Without the plea deal, Dumanis said her office did not have enough evidence to charge Gardner in the death of Dubois.
Her remains were not found until Gardner led authorities to her body, three days after he was charged in King's death, Dumanis said.
"The only promise made to him in exchange for this information was that we could not use it against him in court. This was a somber decision," the district attorney said in a press conference after Friday's hearing, surrounded by tearful family members. "To end the anguish of the unknown for the Dubois family and to bring Amber home, we agreed we would not use this information against Gardner in court."
Further efforts to collect evidence linking Gardner to Dubois' death were unsuccessful, Dumanis said, leaving her office otherwise unable to pursue charges against him -- until he offered to plead guilty.
"Accepting this plea has been an extremely difficult decision.
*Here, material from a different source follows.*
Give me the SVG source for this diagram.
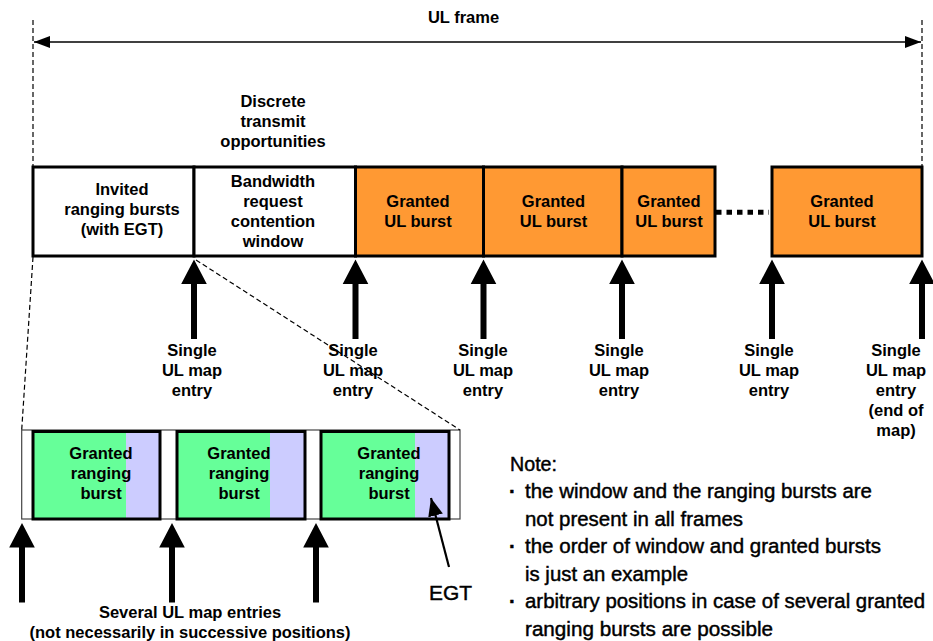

We have the evidence to pursue a murder charge against the defendant for Chelsea's murder, but not for Amber's murder," she said.
"By accepting this guilty plea, we are obtaining a conviction for the murder of Amber that we otherwise would not have been able to obtain."
The prosecutor also echoed the sentiments of King's father on the death penalty in California, where 13 executions have been carried out since the U.S. Supreme Court reinstated capital punishment in 1976.
"Most of us realize a death sentence at this time is a hollow promise in California. Even if death was imposed, Brent, Kelly and their family would have to endure a preliminary hearing, a trial, decades of appeals and the pain of reliving the murder over and over again," she said. "In addition, as parents they realized what Amber's parents were facing. Her case would have no legal closure."
A resolution for the Dubois family also figured into the King family's decision to support the plea, Brent King said.
"We find ourselves in a position to help give another grieving family a measure of closure. The Dubois family has been through unthinkable hell the past 14 months. We couldn't imagine the confession to Amber's murder never seeing the light of day, leaving an eternal question mark," he said.
"There's nothing, nothing satisfying about this moment. It's only one more unbearably painful day that we'll have to carry in our memory as long as we live."